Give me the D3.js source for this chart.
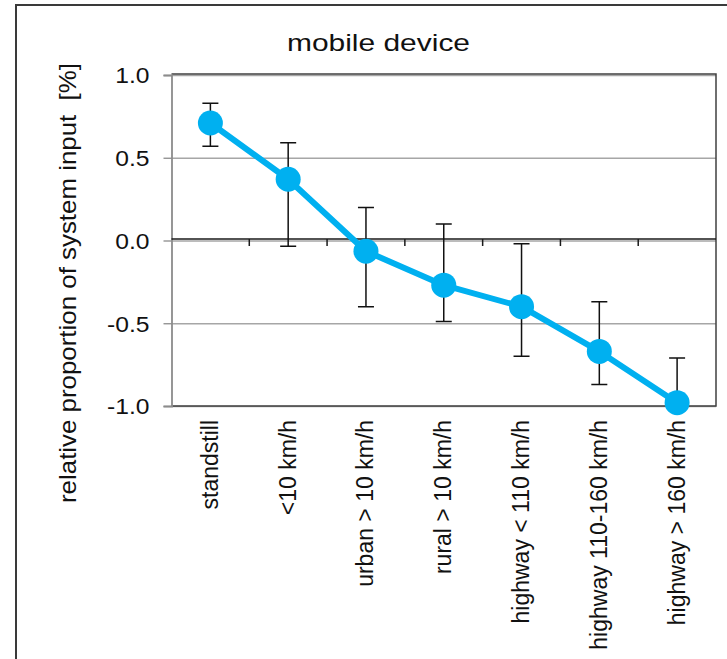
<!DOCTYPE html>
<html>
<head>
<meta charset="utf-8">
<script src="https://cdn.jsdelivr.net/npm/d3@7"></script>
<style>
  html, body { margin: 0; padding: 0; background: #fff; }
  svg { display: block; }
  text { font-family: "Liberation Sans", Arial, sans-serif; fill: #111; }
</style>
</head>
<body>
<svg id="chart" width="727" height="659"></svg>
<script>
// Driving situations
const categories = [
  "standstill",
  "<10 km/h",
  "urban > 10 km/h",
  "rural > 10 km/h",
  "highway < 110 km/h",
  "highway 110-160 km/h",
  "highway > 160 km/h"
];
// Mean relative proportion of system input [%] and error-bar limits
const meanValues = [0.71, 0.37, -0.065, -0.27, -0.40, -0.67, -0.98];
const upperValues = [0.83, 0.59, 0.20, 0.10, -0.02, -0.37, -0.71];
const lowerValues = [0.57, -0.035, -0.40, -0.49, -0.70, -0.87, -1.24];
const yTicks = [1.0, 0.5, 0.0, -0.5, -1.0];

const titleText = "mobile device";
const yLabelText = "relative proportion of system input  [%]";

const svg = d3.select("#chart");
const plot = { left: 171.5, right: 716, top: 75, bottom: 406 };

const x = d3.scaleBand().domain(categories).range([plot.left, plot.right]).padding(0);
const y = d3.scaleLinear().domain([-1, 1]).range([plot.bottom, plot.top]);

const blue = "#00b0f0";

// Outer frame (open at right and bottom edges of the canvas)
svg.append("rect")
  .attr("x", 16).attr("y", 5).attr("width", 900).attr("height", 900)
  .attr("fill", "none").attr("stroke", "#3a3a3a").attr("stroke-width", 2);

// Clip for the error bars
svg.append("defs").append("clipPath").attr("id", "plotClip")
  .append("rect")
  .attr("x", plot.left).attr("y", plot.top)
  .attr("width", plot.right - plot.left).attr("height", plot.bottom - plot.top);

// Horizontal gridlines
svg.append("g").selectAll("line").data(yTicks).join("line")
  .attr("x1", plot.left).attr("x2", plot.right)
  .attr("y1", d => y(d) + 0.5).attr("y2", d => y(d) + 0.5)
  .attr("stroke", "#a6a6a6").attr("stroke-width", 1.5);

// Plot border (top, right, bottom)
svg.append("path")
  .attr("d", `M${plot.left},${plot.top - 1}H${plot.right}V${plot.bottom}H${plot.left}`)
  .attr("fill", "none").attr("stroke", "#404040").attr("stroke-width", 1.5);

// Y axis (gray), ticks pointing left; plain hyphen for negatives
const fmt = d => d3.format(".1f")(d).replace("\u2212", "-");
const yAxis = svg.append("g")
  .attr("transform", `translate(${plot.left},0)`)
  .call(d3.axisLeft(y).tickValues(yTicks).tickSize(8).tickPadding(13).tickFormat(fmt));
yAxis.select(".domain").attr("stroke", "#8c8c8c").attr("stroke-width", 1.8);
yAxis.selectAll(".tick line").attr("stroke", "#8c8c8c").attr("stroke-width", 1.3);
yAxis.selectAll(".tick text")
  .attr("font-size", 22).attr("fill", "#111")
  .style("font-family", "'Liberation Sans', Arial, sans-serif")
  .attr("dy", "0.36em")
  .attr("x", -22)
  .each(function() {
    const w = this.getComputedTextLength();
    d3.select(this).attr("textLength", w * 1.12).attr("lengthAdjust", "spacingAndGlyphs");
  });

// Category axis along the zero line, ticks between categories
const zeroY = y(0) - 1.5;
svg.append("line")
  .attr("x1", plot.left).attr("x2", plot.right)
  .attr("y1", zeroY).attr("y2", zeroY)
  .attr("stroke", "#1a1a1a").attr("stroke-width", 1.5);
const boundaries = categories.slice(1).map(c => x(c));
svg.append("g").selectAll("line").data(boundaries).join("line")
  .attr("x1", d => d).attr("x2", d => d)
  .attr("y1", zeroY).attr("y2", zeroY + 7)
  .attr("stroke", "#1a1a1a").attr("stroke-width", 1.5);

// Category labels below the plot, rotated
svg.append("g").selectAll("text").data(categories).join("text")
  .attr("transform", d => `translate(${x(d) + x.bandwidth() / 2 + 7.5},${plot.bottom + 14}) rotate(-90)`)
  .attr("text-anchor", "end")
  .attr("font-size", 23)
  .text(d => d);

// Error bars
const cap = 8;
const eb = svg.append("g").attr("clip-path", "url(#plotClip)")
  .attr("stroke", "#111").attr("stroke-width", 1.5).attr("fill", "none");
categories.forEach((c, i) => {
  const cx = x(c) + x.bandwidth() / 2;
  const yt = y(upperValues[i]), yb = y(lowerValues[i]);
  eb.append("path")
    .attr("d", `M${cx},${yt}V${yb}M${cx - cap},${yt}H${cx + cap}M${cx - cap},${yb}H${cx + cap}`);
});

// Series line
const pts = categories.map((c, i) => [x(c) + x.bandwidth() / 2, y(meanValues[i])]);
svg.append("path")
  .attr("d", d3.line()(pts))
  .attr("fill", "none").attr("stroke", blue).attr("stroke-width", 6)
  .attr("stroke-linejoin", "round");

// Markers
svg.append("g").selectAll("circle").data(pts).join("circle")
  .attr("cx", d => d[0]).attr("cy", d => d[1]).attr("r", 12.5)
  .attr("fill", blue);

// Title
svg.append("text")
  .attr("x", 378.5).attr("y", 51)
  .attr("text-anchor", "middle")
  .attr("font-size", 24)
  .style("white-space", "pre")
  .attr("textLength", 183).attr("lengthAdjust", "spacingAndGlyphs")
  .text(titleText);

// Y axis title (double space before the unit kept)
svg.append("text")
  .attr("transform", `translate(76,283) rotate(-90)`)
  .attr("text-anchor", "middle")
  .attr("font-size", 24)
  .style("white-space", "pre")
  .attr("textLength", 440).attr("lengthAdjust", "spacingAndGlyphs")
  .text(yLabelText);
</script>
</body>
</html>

= = = =

Problem description: Without the pictures, repeat the listing above exactly.

Exercise answer:
Give me the D3.js source for this chart.
<!DOCTYPE html>
<html>
<head>
<meta charset="utf-8">
<script src="https://cdn.jsdelivr.net/npm/d3@7"></script>
<style>
  html, body { margin: 0; padding: 0; background: #fff; }
  svg { display: block; }
  text { font-family: "Liberation Sans", Arial, sans-serif; fill: #111; }
</style>
</head>
<body>
<svg id="chart" width="727" height="659"></svg>
<script>
// Driving situations
const categories = [
  "standstill",
  "<10 km/h",
  "urban > 10 km/h",
  "rural > 10 km/h",
  "highway < 110 km/h",
  "highway 110-160 km/h",
  "highway > 160 km/h"
];
// Mean relative proportion of system input [%] and error-bar limits
const meanValues = [0.71, 0.37, -0.065, -0.27, -0.40, -0.67, -0.98];
const upperValues = [0.83, 0.59, 0.20, 0.10, -0.02, -0.37, -0.71];
const lowerValues = [0.57, -0.035, -0.40, -0.49, -0.70, -0.87, -1.24];
const yTicks = [1.0, 0.5, 0.0, -0.5, -1.0];

const titleText = "mobile device";
const yLabelText = "relative proportion of system input  [%]";

const svg = d3.select("#chart");
const plot = { left: 171.5, right: 716, top: 75, bottom: 406 };

const x = d3.scaleBand().domain(categories).range([plot.left, plot.right]).padding(0);
const y = d3.scaleLinear().domain([-1, 1]).range([plot.bottom, plot.top]);

const blue = "#00b0f0";

// Outer frame (open at right and bottom edges of the canvas)
svg.append("rect")
  .attr("x", 16).attr("y", 5).attr("width", 900).attr("height", 900)
  .attr("fill", "none").attr("stroke", "#3a3a3a").attr("stroke-width", 2);

// Clip for the error bars
svg.append("defs").append("clipPath").attr("id", "plotClip")
  .append("rect")
  .attr("x", plot.left).attr("y", plot.top)
  .attr("width", plot.right - plot.left).attr("height", plot.bottom - plot.top);

// Horizontal gridlines
svg.append("g").selectAll("line").data(yTicks).join("line")
  .attr("x1", plot.left).attr("x2", plot.right)
  .attr("y1", d => y(d) + 0.5).attr("y2", d => y(d) + 0.5)
  .attr("stroke", "#a6a6a6").attr("stroke-width", 1.5);

// Plot border (top, right, bottom)
svg.append("path")
  .attr("d", `M${plot.left},${plot.top - 1}H${plot.right}V${plot.bottom}H${plot.left}`)
  .attr("fill", "none").attr("stroke", "#404040").attr("stroke-width", 1.5);

// Y axis (gray), ticks pointing left; plain hyphen for negatives
const fmt = d => d3.format(".1f")(d).replace("\u2212", "-");
const yAxis = svg.append("g")
  .attr("transform", `translate(${plot.left},0)`)
  .call(d3.axisLeft(y).tickValues(yTicks).tickSize(8).tickPadding(13).tickFormat(fmt));
yAxis.select(".domain").attr("stroke", "#8c8c8c").attr("stroke-width", 1.8);
yAxis.selectAll(".tick line").attr("stroke", "#8c8c8c").attr("stroke-width", 1.3);
yAxis.selectAll(".tick text")
  .attr("font-size", 22).attr("fill", "#111")
  .style("font-family", "'Liberation Sans', Arial, sans-serif")
  .attr("dy", "0.36em")
  .attr("x", -22)
  .each(function() {
    const w = this.getComputedTextLength();
    d3.select(this).attr("textLength", w * 1.12).attr("lengthAdjust", "spacingAndGlyphs");
  });

// Category axis along the zero line, ticks between categories
const zeroY = y(0) - 1.5;
svg.append("line")
  .attr("x1", plot.left).attr("x2", plot.right)
  .attr("y1", zeroY).attr("y2", zeroY)
  .attr("stroke", "#1a1a1a").attr("stroke-width", 1.5);
const boundaries = categories.slice(1).map(c => x(c));
svg.append("g").selectAll("line").data(boundaries).join("line")
  .attr("x1", d => d).attr("x2", d => d)
  .attr("y1", zeroY).attr("y2", zeroY + 7)
  .attr("stroke", "#1a1a1a").attr("stroke-width", 1.5);

// Category labels below the plot, rotated
svg.append("g").selectAll("text").data(categories).join("text")
  .attr("transform", d => `translate(${x(d) + x.bandwidth() / 2 + 7.5},${plot.bottom + 14}) rotate(-90)`)
  .attr("text-anchor", "end")
  .attr("font-size", 23)
  .text(d => d);

// Error bars
const cap = 8;
const eb = svg.append("g").attr("clip-path", "url(#plotClip)")
  .attr("stroke", "#111").attr("stroke-width", 1.5).attr("fill", "none");
categories.forEach((c, i) => {
  const cx = x(c) + x.bandwidth() / 2;
  const yt = y(upperValues[i]), yb = y(lowerValues[i]);
  eb.append("path")
    .attr("d", `M${cx},${yt}V${yb}M${cx - cap},${yt}H${cx + cap}M${cx - cap},${yb}H${cx + cap}`);
});

// Series line
const pts = categories.map((c, i) => [x(c) + x.bandwidth() / 2, y(meanValues[i])]);
svg.append("path")
  .attr("d", d3.line()(pts))
  .attr("fill", "none").attr("stroke", blue).attr("stroke-width", 6)
  .attr("stroke-linejoin", "round");

// Markers
svg.append("g").selectAll("circle").data(pts).join("circle")
  .attr("cx", d => d[0]).attr("cy", d => d[1]).attr("r", 12.5)
  .attr("fill", blue);

// Title
svg.append("text")
  .attr("x", 378.5).attr("y", 51)
  .attr("text-anchor", "middle")
  .attr("font-size", 24)
  .style("white-space", "pre")
  .attr("textLength", 183).attr("lengthAdjust", "spacingAndGlyphs")
  .text(titleText);

// Y axis title (double space before the unit kept)
svg.append("text")
  .attr("transform", `translate(76,283) rotate(-90)`)
  .attr("text-anchor", "middle")
  .attr("font-size", 24)
  .style("white-space", "pre")
  .attr("textLength", 440).attr("lengthAdjust", "spacingAndGlyphs")
  .text(yLabelText);
</script>
</body>
</html>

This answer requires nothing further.